[START DATA TO PROCESS]

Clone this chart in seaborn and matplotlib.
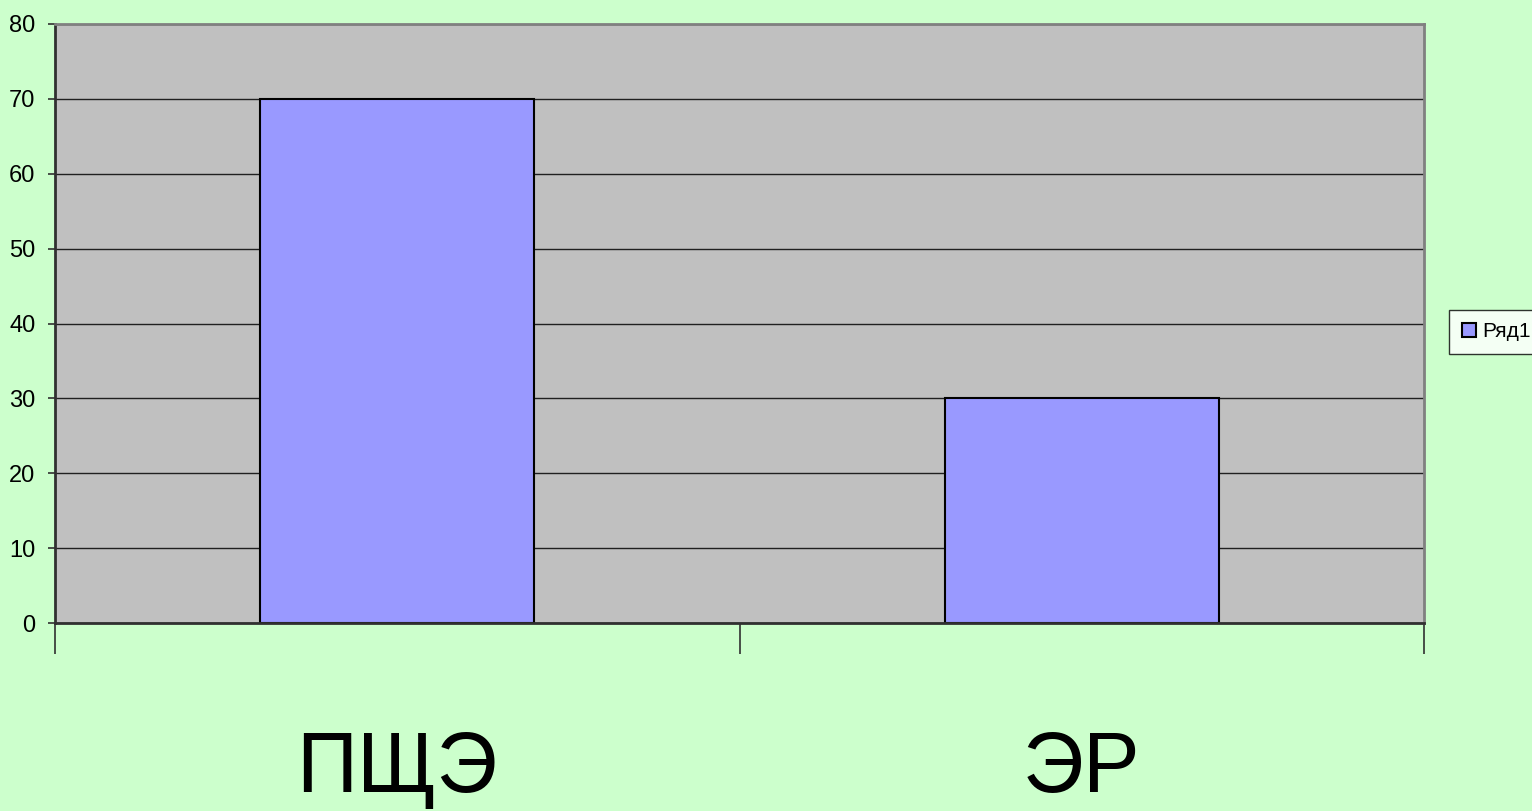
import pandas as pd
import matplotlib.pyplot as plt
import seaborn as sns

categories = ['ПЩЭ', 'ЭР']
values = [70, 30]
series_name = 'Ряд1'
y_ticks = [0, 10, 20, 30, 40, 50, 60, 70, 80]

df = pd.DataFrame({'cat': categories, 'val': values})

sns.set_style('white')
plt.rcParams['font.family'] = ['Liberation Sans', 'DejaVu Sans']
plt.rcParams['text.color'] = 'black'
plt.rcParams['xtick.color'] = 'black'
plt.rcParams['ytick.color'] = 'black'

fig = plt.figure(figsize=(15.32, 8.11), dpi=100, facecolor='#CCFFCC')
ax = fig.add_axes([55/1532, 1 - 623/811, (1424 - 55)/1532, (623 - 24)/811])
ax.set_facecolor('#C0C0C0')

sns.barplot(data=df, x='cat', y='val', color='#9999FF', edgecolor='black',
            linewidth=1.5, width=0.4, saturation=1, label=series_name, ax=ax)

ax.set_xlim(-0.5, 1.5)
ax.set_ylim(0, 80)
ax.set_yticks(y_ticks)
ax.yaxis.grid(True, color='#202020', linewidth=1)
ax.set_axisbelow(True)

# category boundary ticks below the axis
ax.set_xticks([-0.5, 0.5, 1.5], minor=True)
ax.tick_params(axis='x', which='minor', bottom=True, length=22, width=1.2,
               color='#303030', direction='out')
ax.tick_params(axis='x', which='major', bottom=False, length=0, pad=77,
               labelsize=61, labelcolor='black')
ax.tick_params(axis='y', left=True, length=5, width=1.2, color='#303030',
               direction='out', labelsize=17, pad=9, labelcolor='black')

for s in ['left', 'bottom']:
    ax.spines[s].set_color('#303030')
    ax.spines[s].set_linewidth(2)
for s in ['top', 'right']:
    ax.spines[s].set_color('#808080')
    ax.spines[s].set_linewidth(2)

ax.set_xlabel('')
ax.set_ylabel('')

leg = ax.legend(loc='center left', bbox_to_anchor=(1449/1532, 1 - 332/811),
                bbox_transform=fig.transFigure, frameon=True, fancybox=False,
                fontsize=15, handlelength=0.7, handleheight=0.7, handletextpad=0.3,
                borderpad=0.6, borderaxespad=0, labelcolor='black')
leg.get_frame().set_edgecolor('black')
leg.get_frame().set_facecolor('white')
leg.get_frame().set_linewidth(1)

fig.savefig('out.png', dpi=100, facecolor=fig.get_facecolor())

[END DATA TO PROCESS]
[START DATA TO PROCESS]

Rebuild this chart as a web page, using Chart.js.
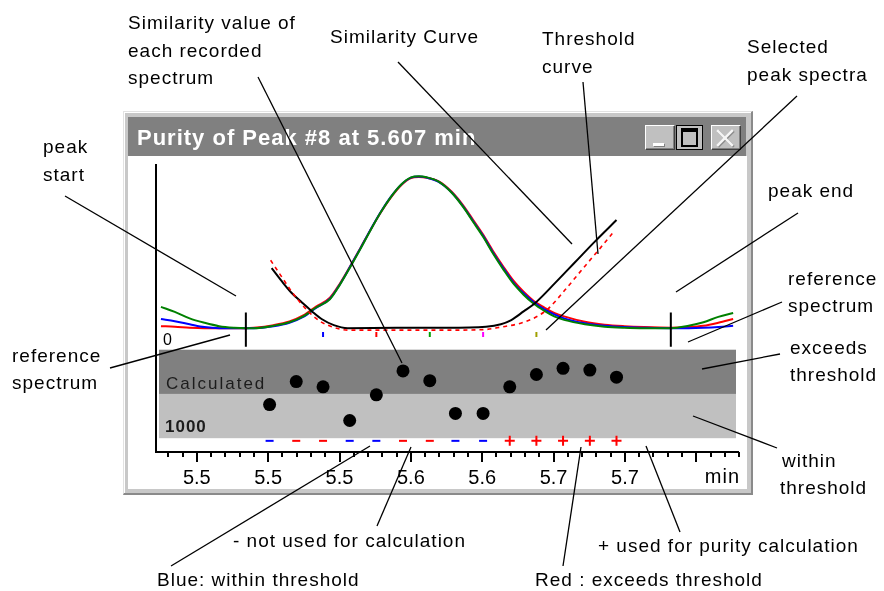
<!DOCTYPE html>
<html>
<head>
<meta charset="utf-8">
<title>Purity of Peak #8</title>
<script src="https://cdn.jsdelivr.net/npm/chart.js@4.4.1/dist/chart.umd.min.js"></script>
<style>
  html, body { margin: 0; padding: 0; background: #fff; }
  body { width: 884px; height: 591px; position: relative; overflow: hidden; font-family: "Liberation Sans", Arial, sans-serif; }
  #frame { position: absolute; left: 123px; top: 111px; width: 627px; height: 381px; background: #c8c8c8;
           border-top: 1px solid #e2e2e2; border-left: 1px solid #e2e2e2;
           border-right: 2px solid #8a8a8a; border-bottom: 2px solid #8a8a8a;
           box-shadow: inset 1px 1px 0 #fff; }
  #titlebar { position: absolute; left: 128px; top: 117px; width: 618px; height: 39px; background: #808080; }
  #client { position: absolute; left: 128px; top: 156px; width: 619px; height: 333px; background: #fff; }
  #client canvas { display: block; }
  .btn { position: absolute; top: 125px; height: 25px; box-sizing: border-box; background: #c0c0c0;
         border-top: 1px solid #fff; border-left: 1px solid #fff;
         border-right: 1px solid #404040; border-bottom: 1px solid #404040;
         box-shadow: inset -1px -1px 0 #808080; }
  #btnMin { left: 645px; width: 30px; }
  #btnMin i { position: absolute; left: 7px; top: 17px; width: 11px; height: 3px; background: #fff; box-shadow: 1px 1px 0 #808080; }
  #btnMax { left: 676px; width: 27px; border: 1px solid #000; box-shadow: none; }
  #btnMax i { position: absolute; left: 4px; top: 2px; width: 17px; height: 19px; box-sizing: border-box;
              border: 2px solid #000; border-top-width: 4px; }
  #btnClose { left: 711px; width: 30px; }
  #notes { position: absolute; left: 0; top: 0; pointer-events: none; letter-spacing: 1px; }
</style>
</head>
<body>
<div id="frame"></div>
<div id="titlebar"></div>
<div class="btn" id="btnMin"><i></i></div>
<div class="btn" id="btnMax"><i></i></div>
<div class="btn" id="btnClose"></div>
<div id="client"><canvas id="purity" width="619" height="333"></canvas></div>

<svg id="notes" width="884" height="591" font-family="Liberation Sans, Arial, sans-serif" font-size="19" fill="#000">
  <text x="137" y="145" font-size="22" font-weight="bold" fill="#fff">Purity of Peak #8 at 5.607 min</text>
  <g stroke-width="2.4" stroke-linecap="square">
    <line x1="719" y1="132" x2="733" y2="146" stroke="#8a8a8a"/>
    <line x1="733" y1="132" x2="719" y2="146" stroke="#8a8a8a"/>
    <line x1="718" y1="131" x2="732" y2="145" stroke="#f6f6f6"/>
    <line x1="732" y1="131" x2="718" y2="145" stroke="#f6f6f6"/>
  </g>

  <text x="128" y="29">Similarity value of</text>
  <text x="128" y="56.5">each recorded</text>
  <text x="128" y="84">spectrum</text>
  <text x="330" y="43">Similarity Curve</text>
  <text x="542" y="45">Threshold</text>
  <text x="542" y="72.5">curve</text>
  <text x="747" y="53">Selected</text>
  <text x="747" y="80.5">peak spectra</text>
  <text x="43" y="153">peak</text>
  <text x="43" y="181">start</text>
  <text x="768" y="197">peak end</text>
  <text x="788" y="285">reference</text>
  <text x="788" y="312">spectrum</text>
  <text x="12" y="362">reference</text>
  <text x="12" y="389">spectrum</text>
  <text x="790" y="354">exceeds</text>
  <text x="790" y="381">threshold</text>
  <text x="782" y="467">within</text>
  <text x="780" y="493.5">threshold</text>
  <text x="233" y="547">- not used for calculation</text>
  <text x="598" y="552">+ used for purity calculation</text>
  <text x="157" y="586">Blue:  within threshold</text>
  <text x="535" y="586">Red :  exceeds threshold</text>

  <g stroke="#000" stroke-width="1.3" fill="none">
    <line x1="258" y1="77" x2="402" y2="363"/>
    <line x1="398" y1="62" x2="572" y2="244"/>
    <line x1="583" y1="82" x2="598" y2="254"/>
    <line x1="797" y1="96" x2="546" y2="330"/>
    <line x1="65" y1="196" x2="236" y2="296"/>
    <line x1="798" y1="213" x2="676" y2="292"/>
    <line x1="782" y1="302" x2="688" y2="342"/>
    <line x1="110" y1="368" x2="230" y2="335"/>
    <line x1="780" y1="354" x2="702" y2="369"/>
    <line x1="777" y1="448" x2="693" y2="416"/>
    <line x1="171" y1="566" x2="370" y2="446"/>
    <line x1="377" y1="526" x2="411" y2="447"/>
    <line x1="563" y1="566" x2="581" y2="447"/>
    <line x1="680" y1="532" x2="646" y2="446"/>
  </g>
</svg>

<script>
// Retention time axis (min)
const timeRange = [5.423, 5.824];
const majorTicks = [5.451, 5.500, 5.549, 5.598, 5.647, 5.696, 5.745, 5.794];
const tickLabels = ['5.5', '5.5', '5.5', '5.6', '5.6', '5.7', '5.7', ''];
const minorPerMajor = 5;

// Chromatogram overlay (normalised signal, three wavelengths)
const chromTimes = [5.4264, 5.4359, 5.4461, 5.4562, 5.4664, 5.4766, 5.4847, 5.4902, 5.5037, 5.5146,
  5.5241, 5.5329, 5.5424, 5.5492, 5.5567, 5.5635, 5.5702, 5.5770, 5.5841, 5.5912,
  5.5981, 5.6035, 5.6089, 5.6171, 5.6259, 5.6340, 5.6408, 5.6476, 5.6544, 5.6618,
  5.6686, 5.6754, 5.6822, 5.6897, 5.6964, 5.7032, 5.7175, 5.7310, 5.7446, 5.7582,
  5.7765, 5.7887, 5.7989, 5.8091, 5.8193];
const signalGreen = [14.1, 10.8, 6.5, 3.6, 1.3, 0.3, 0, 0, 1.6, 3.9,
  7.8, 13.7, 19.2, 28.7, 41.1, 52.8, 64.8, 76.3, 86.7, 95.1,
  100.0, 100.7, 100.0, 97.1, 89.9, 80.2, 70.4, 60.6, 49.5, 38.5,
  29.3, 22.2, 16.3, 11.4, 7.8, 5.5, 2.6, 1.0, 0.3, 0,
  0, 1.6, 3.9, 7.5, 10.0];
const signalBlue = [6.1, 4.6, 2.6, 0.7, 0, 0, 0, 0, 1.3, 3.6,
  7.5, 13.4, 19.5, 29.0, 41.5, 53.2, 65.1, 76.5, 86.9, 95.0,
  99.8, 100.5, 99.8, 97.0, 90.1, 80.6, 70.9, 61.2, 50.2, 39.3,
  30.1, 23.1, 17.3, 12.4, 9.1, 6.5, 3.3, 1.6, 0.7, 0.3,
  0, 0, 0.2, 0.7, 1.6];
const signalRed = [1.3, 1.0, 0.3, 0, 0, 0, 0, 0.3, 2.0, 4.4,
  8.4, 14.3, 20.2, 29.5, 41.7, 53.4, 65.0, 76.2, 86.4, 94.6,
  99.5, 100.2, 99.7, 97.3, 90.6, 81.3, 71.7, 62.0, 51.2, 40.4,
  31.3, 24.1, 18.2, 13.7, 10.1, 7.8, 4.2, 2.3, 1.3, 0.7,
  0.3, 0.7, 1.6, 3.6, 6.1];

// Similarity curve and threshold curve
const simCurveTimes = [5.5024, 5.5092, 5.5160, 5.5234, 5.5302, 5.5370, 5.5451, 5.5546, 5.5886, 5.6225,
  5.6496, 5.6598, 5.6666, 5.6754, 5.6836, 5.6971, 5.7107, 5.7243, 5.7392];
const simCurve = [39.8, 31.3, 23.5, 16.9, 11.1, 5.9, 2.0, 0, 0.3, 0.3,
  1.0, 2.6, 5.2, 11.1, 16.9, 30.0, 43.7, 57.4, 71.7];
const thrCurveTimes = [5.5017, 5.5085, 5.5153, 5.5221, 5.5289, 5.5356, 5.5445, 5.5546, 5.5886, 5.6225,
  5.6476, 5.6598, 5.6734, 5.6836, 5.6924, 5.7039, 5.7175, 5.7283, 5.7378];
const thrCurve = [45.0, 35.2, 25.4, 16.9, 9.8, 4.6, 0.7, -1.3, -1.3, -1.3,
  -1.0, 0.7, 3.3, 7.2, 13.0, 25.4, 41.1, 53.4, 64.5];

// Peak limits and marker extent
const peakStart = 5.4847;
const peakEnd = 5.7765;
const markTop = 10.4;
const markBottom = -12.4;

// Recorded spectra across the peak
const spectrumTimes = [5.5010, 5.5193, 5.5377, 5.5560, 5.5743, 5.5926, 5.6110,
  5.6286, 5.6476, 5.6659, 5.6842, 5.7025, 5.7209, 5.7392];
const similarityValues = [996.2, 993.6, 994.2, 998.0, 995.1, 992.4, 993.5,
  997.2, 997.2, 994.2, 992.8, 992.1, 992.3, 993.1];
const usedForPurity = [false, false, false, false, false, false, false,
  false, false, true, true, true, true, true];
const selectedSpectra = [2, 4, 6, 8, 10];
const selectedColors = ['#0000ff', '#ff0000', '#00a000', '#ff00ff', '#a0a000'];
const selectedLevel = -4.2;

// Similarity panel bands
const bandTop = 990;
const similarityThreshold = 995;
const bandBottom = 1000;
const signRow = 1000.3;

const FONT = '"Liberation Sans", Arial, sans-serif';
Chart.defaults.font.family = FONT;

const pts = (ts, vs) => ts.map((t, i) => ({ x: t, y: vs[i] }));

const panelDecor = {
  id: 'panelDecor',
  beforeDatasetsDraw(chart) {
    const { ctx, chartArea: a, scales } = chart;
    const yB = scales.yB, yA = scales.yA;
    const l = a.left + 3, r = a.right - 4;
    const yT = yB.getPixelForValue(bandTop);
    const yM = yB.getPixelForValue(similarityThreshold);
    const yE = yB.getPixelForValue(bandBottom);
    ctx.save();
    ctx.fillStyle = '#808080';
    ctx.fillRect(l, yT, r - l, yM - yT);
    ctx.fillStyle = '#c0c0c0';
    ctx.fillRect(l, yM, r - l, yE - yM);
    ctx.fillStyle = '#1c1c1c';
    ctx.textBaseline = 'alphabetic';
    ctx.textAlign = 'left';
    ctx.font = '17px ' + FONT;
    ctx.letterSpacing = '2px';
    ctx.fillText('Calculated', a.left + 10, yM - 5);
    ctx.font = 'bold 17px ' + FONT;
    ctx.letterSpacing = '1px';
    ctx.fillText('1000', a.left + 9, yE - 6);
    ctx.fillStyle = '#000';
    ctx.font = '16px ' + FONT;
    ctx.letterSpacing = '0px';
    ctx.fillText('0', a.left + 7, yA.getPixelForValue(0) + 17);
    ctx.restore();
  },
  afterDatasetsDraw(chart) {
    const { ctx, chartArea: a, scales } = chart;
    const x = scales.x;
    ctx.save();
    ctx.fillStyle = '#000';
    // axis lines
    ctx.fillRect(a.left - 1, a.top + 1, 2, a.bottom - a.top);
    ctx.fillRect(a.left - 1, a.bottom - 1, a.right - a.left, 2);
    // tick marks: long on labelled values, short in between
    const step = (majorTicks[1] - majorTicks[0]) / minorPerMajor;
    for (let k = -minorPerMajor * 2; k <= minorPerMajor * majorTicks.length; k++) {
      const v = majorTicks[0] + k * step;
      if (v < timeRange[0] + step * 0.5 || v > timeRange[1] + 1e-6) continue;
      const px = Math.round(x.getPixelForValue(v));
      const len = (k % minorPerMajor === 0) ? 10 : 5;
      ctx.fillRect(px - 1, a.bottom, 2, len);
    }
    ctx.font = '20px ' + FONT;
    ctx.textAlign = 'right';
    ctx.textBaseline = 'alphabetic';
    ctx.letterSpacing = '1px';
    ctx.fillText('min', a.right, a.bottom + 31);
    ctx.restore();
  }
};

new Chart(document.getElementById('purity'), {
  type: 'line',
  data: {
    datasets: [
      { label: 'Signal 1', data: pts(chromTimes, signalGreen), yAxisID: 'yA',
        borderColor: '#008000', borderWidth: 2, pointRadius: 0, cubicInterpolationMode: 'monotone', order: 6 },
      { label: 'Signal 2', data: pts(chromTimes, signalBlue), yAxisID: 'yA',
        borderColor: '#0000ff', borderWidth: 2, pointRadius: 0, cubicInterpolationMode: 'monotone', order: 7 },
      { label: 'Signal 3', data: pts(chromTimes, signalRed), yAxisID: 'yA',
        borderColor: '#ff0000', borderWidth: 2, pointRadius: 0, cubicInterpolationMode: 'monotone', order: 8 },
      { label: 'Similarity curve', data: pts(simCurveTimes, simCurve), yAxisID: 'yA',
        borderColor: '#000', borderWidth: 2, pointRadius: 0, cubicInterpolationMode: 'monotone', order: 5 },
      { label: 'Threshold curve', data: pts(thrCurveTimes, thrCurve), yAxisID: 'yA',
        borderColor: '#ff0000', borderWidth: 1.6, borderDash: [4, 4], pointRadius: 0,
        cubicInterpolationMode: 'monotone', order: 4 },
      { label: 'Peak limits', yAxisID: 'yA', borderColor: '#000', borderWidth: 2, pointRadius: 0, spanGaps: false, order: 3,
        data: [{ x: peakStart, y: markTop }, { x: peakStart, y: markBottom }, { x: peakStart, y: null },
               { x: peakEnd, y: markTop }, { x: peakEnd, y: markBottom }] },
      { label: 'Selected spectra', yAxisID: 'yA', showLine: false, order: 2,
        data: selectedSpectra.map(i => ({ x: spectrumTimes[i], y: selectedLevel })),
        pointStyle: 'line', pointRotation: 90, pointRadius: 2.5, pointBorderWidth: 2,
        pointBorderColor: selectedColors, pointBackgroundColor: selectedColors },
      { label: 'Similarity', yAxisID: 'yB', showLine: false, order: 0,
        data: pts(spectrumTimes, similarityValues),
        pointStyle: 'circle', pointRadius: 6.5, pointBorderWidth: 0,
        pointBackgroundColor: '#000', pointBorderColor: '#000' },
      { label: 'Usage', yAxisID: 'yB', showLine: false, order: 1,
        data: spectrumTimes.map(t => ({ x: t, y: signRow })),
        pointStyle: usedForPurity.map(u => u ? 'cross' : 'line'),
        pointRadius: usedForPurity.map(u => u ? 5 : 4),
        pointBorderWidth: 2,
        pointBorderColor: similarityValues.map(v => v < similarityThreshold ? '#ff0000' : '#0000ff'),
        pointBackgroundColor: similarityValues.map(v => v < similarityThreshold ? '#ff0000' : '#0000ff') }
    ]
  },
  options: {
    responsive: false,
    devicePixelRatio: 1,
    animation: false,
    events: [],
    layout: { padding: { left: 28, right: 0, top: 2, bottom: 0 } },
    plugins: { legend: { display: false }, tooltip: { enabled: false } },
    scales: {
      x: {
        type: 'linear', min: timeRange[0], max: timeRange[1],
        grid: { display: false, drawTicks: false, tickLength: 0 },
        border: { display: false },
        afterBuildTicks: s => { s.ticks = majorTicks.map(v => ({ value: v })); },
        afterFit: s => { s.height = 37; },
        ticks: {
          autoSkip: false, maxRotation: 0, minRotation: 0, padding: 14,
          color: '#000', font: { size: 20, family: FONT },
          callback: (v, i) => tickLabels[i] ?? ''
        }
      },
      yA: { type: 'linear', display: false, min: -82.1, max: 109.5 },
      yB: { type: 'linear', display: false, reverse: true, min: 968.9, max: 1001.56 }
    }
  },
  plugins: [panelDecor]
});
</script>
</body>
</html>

[END DATA TO PROCESS]
[START DATA TO PROCESS]

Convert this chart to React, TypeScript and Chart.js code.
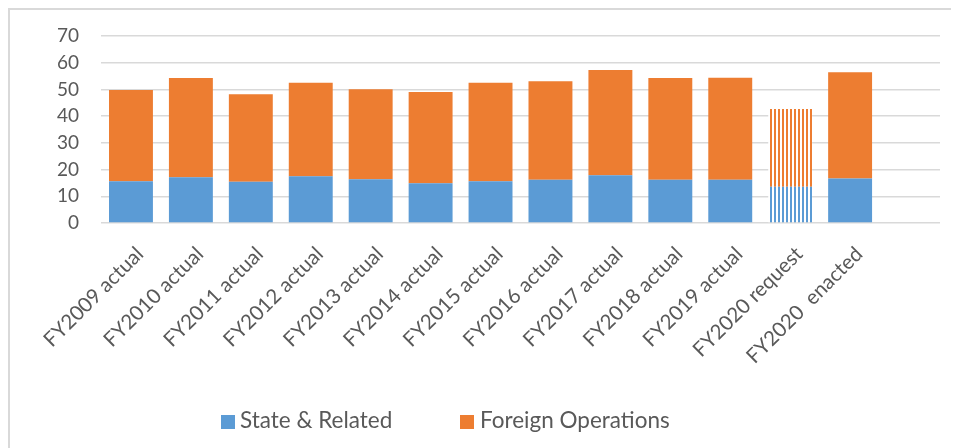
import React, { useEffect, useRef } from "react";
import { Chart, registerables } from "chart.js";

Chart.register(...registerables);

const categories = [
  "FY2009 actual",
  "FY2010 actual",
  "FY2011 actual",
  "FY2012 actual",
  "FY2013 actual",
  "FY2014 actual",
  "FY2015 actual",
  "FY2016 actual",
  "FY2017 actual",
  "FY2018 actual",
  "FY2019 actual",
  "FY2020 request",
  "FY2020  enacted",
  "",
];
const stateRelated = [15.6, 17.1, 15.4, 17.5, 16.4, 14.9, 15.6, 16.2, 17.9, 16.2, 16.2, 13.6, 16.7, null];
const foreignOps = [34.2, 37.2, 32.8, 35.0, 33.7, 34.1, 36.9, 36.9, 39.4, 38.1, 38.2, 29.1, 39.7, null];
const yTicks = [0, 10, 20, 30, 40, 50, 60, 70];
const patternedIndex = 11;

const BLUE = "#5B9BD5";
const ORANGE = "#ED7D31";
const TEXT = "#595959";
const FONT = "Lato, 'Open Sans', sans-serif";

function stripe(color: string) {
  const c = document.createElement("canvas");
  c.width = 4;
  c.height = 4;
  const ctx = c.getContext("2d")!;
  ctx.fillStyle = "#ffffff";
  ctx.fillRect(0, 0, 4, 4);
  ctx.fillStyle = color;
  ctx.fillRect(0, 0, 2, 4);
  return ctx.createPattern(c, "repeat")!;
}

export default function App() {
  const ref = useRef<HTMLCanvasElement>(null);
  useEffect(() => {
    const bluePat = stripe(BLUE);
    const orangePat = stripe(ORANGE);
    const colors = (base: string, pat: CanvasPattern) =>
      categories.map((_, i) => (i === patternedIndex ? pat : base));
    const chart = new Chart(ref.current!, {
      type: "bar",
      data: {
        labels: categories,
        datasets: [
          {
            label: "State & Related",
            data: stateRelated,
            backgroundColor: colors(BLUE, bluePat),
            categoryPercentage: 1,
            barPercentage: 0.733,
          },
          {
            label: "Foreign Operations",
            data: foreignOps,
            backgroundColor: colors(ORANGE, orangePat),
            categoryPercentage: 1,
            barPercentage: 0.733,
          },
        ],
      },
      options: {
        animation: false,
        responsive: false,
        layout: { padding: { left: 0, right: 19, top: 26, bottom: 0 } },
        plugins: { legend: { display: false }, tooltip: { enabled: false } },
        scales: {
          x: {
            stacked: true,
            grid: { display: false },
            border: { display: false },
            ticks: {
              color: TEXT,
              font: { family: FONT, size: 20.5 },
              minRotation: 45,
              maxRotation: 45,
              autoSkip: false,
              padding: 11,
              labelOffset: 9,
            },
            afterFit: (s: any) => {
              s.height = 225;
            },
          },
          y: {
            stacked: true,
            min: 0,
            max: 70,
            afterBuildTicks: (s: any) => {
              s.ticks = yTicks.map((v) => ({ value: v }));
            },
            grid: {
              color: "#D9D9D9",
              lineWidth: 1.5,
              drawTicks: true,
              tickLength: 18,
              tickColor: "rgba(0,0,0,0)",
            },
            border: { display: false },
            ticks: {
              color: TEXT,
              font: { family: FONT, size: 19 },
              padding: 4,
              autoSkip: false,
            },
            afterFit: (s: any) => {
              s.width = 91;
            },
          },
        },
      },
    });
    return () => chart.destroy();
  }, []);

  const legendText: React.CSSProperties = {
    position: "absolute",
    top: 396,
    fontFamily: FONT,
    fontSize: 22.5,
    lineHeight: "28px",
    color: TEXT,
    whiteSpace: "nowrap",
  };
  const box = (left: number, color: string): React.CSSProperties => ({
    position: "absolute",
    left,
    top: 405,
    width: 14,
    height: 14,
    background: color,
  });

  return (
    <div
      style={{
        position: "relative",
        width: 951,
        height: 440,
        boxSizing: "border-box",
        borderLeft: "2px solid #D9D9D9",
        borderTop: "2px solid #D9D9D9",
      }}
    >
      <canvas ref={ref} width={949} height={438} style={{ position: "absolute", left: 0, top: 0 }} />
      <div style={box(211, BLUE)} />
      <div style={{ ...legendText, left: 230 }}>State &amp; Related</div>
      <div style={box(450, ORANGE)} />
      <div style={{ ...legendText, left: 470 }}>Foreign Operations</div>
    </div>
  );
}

[END DATA TO PROCESS]

> SHORT EXERCISE
Using the entries above, extract exactly the lines from the one that contains "Clone this chart in seaborn and matplotlib." through the one that contains "plt.rcParams['ytick.color'] = 'black'". Do not carry over any pictures.

> WRITTEN SOLUTION
Clone this chart in seaborn and matplotlib.
import pandas as pd
import matplotlib.pyplot as plt
import seaborn as sns

categories = ['ПЩЭ', 'ЭР']
values = [70, 30]
series_name = 'Ряд1'
y_ticks = [0, 10, 20, 30, 40, 50, 60, 70, 80]

df = pd.DataFrame({'cat': categories, 'val': values})

sns.set_style('white')
plt.rcParams['font.family'] = ['Liberation Sans', 'DejaVu Sans']
plt.rcParams['text.color'] = 'black'
plt.rcParams['xtick.color'] = 'black'
plt.rcParams['ytick.color'] = 'black'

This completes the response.